Passive thermal control design methods, analysis, comparison, and evaluation for micro and nanosatellites carrying infrared imager

Abstract

Advancements in satellite technologies are increasing the power density of electronics and payloads. When the power consumption increases within a limited volume, waste heat generation also increases and this necessitates a proper and efficient thermal management system. Mostly, micro and nanosatellites use passive thermal control methods because of the low cost, no additional power requirement, ease of implementation, and better thermal performance. Passive methods lack the ability to meet certain thermal requirements on larger and smaller satellite platforms.
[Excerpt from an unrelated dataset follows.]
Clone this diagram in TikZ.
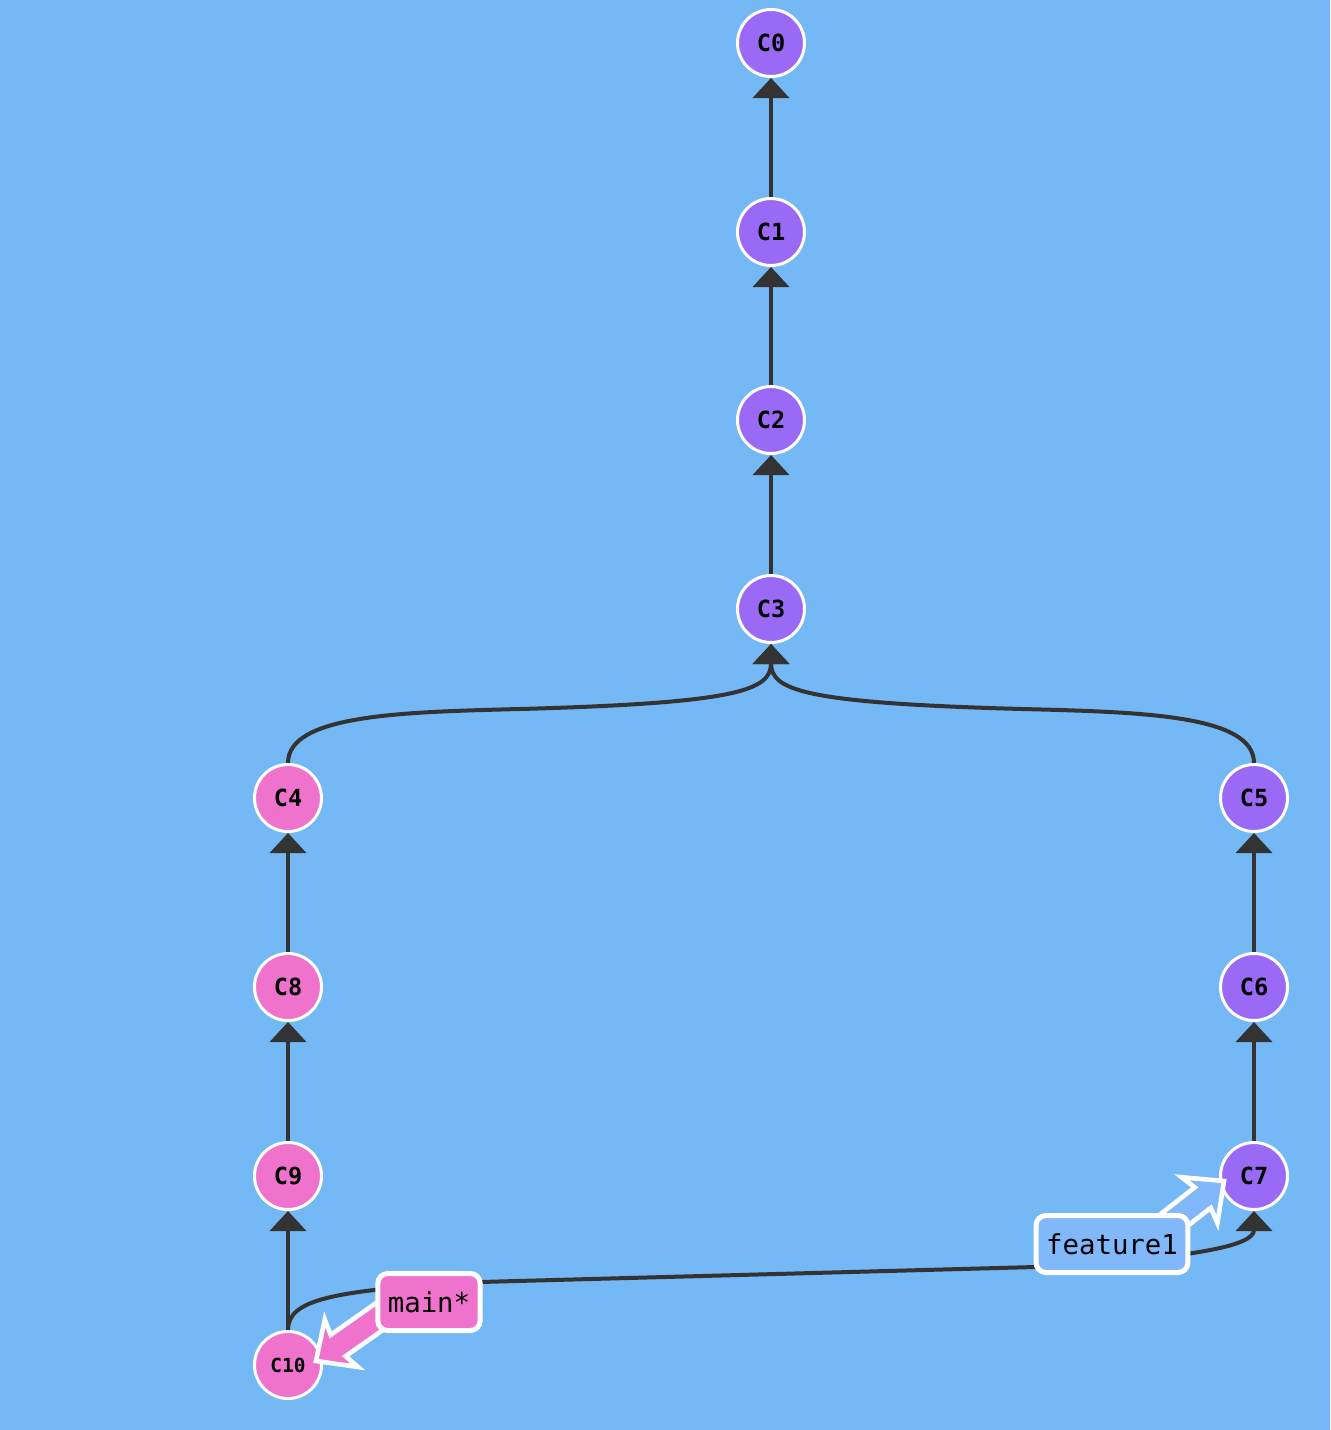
\documentclass[tikz,border=0pt]{standalone}
\usepackage{fontspec}
\setmonofont{DejaVu Sans Mono}
\usetikzlibrary{arrows.meta}
\definecolor{bg}{RGB}{116,184,245}
\definecolor{cpurple}{RGB}{154,106,246}
\definecolor{cpink}{RGB}{239,114,204}
\definecolor{lblue}{RGB}{128,184,249}
\definecolor{edgec}{RGB}{51,51,51}
\begin{document}
\begin{tikzpicture}[x=0.5pt,y=-0.5pt,
  commit/.style={circle, draw=white, line width=1.5pt, minimum size=33.5pt, inner sep=0pt, text=black, font=\ttfamily\bfseries\fontsize{11.8}{12}\selectfont},
  pc/.style={commit, fill=cpink},
  uc/.style={commit, fill=cpurple},
  edge/.style={draw=edgec, line width=2pt, -{Triangle[width=18pt,length=10pt]}},
  branch/.style={draw=white, line width=2.5pt, rounded corners=5pt, inner xsep=5pt, inner ysep=0pt, minimum height=28.5pt, text=black, font=\ttfamily\fontsize{13.7}{14}\selectfont},
  barrow/.style={draw=white, line width=2.3pt, line join=miter}
]
\fill[bg] (0,0) rectangle (1330,1430);
\useasboundingbox (0,0) rectangle (1330,1430);

% commits
\node[uc] (C0) at (771,43) {C0};
\node[uc] (C1) at (771,232) {C1};
\node[uc] (C2) at (771,420) {C2};
\node[uc] (C3) at (771,609) {C3};
\node[pc] (C4) at (288,798) {C4};
\node[uc] (C5) at (1254,798) {C5};
\node[uc] (C6) at (1254,987) {C6};
\node[uc] (C7) at (1254,1176) {C7};
\node[pc] (C8) at (288,987) {C8};
\node[pc] (C9) at (288,1176) {C9};
\node[pc, font=\ttfamily\bfseries\fontsize{9.7}{10}\selectfont] (C10) at (288,1365) {C10};

% edges
\draw[edge] (C1) -- (C0);
\draw[edge] (C2) -- (C1);
\draw[edge] (C3) -- (C2);
\draw[edge] (C4.north) .. controls (288,715) and (400,712) .. (520,709) .. controls (740,703) and (771,690) .. (C3.south);
\draw[edge] (C5.north) .. controls (1254,715) and (1142,712) .. (1022,709) .. controls (802,703) and (771,690) .. (C3.south);
\draw[edge] (C8) -- (C4);
\draw[edge] (C9) -- (C8);
\draw[edge] (C10) -- (C9);
\draw[edge] (C6) -- (C5);
\draw[edge] (C7) -- (C6);
\draw[edge] (C10.north) .. controls (288,1300) and (330,1290) .. (480,1282) -- (1035,1267) .. controls (1200,1258) and (1254,1245) .. (C7.south);

% branch arrows
\begin{scope}[shift={(316,1361)}, rotate=215]
  \draw[barrow, fill=cpink] (0,0) -- (-31,29) -- (-27,13) -- (-130,13) -- (-130,-13) -- (-27,-13) -- (-31,-29) -- cycle;
\end{scope}
\begin{scope}[shift={(1224,1181)}, rotate=38]
  \draw[barrow, fill=lblue] (0,0) -- (-31,29) -- (-27,13) -- (-130,13) -- (-130,-13) -- (-27,-13) -- (-31,-29) -- cycle;
\end{scope}

% branch labels
\node[branch, fill=cpink] (main) at (429,1302) {main*};
\node[branch, fill=lblue] (feat) at (1112,1244) {feature1};
\end{tikzpicture}
\end{document}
This work numerically studies the performance of some of the passive thermal control techniques such as thermal straps, surface coatings, multi-layer insulation (MLI), and radiators for a 6U small satellite configuration carrying a mid-wave infrared (MWIR) payload whose temperature needs to be cooled down to 100K. Infrared (IR) imagers require low temperature, and the level of cooling is entirely dependent on the infrared wavelengths. These instruments are used for various applications includ-ing Earth observations, defence, and imaging at IR wavelengths. To achieve these low temperatures on such instruments, a micro-cryocooler is considered in this study. Most of the higher heat dissi-pating elements in the satellite are mounted to a heat exchanger plate, which is thermally coupled to an external radiator using thermal straps and heat pipes. The effects of the radiator size, orbital inclinations, space environments, satellite attitude with respect to the sun, and surface coatings are discussed elaborately for a 6U satellite configuration.